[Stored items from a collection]
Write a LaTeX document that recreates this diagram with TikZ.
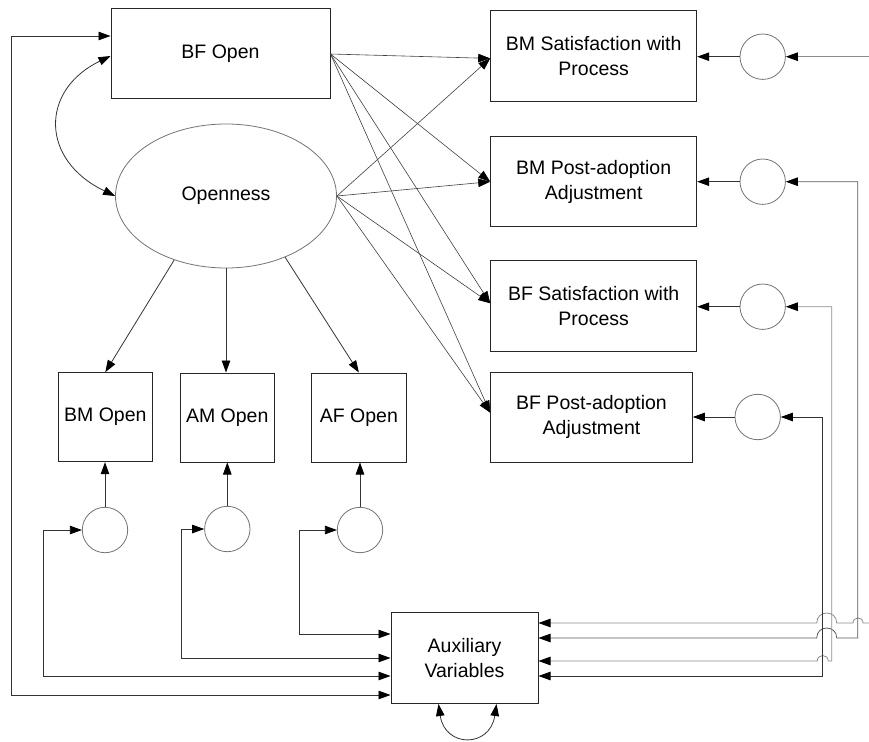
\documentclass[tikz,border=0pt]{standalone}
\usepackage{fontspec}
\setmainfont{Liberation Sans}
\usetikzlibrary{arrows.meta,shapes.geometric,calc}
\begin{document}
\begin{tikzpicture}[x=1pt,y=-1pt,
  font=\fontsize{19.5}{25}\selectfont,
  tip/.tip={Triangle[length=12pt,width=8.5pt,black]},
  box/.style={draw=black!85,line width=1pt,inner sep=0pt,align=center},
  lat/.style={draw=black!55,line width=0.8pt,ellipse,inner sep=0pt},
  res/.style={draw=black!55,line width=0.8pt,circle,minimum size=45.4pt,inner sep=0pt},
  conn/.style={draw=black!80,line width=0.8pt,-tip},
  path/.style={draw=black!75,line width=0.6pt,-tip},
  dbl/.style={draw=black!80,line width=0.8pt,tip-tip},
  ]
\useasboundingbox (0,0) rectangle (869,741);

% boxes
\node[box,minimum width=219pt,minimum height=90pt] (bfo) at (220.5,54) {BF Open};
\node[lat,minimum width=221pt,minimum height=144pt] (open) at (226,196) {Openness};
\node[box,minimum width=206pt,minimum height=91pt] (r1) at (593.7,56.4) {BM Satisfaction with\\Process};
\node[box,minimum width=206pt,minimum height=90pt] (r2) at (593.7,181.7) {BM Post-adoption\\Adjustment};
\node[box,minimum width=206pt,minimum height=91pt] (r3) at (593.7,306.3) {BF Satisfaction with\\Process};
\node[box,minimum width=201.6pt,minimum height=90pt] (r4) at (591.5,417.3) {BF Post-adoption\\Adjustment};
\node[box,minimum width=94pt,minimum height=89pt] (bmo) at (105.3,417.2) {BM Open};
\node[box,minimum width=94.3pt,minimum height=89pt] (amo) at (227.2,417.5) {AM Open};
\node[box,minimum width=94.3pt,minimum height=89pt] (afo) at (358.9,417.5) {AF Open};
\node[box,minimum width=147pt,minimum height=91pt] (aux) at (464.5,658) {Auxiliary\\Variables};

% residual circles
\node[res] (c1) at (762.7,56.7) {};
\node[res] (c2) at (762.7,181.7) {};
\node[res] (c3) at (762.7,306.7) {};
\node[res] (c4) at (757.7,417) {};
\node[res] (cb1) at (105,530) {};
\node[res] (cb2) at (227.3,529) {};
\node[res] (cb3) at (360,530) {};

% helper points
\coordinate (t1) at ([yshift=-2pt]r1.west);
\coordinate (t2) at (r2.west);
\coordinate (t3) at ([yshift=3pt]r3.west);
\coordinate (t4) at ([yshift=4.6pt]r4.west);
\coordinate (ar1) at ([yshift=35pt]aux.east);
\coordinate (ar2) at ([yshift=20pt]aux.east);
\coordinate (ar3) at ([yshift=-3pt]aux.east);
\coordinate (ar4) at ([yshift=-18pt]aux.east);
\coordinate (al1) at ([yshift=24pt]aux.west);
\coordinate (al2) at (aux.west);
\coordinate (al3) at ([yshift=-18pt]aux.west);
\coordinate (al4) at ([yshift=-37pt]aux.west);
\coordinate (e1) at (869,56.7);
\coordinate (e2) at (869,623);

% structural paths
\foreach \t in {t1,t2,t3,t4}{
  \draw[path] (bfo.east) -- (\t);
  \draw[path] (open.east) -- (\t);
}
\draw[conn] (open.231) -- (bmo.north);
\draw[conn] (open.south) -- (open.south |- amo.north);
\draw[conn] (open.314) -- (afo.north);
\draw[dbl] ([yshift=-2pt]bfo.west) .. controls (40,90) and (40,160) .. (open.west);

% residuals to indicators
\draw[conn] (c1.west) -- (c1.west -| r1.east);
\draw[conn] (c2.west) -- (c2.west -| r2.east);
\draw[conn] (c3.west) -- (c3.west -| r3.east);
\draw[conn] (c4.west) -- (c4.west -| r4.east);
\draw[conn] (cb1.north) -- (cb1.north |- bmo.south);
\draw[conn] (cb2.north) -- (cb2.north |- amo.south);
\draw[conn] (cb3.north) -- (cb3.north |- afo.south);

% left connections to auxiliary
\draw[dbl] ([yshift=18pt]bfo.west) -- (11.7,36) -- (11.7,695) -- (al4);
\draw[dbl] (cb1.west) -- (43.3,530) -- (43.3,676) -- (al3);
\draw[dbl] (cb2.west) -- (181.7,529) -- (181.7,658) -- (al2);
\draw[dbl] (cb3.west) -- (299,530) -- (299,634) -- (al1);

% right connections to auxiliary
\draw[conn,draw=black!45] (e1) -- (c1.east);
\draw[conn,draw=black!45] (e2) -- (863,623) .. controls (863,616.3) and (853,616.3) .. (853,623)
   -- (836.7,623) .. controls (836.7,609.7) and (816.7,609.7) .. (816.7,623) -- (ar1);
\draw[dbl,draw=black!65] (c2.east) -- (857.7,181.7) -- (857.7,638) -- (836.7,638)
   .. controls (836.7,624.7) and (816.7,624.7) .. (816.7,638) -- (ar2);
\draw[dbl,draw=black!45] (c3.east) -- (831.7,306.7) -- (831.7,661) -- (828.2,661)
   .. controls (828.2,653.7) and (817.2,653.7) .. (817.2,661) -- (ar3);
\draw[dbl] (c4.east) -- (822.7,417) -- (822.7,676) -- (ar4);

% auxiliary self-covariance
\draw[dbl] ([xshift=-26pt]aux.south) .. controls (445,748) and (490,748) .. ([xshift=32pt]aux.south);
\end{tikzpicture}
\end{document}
---
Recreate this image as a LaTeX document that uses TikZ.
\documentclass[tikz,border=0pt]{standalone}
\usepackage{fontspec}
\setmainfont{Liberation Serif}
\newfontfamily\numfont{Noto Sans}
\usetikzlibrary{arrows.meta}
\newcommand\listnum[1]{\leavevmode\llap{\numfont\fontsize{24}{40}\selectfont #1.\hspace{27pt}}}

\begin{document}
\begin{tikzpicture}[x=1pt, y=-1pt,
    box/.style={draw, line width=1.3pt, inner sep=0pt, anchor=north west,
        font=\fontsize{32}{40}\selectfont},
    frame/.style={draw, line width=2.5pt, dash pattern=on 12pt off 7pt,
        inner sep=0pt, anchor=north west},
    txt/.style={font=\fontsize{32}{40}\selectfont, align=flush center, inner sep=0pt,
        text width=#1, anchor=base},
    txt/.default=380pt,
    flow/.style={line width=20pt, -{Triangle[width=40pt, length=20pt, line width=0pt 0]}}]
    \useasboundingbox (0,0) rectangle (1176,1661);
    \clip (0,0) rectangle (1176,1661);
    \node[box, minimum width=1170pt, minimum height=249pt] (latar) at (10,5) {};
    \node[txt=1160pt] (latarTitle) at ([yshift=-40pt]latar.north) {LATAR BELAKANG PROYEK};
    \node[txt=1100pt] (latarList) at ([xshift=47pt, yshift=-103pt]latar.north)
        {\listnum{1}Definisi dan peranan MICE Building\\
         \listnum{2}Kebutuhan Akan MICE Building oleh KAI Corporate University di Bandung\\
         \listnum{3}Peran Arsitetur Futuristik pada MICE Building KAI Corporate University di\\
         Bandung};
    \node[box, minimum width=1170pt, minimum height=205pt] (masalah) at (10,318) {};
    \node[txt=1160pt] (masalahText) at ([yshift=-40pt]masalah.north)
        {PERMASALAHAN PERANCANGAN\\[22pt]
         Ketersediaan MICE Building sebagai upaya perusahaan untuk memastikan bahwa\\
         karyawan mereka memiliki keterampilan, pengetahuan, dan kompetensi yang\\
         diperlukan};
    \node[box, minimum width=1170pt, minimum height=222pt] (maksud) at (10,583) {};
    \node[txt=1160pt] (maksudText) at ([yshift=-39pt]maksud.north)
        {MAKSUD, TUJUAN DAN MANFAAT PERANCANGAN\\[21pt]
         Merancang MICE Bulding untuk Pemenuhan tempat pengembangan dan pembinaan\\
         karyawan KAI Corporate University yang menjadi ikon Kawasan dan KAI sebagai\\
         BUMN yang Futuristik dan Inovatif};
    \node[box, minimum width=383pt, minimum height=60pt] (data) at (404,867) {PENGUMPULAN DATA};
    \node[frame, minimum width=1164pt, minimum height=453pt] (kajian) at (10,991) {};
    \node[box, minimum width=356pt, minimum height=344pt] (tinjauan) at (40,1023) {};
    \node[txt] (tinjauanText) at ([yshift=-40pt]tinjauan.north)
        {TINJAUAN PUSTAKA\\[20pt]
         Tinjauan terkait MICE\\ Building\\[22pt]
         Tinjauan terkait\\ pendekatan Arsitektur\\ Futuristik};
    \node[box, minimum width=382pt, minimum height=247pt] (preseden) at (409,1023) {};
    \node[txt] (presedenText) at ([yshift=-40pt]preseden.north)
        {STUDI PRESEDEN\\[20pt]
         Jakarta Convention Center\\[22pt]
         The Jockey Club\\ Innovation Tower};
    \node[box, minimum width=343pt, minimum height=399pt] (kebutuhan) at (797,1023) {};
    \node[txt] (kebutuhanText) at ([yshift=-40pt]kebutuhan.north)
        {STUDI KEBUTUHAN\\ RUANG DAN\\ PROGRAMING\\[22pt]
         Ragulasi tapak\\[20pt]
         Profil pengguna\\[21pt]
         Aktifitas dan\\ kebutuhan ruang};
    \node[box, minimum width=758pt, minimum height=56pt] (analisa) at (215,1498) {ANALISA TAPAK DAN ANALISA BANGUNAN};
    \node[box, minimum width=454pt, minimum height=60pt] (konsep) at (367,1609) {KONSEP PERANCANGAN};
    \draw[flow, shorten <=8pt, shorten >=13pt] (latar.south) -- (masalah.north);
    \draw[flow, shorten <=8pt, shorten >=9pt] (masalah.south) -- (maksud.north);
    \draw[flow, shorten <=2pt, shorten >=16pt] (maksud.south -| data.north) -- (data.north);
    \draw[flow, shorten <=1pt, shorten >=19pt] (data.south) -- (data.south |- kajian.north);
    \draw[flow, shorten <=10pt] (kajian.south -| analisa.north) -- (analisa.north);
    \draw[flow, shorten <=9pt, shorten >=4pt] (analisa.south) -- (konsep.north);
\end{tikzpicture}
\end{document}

__WHAT YOU NEED TO DO__. Look above for the line with "Write a LaTeX"; quote it and every line after it, stopping after the line with "(0,0) rectangle (869,741);", exactly, with nothing added and without pictures.

__OUTPUT OF THE EXERCISE__.
Write a LaTeX document that recreates this diagram with TikZ.
\documentclass[tikz,border=0pt]{standalone}
\usepackage{fontspec}
\setmainfont{Liberation Sans}
\usetikzlibrary{arrows.meta,shapes.geometric,calc}
\begin{document}
\begin{tikzpicture}[x=1pt,y=-1pt,
  font=\fontsize{19.5}{25}\selectfont,
  tip/.tip={Triangle[length=12pt,width=8.5pt,black]},
  box/.style={draw=black!85,line width=1pt,inner sep=0pt,align=center},
  lat/.style={draw=black!55,line width=0.8pt,ellipse,inner sep=0pt},
  res/.style={draw=black!55,line width=0.8pt,circle,minimum size=45.4pt,inner sep=0pt},
  conn/.style={draw=black!80,line width=0.8pt,-tip},
  path/.style={draw=black!75,line width=0.6pt,-tip},
  dbl/.style={draw=black!80,line width=0.8pt,tip-tip},
  ]
\useasboundingbox (0,0) rectangle (869,741);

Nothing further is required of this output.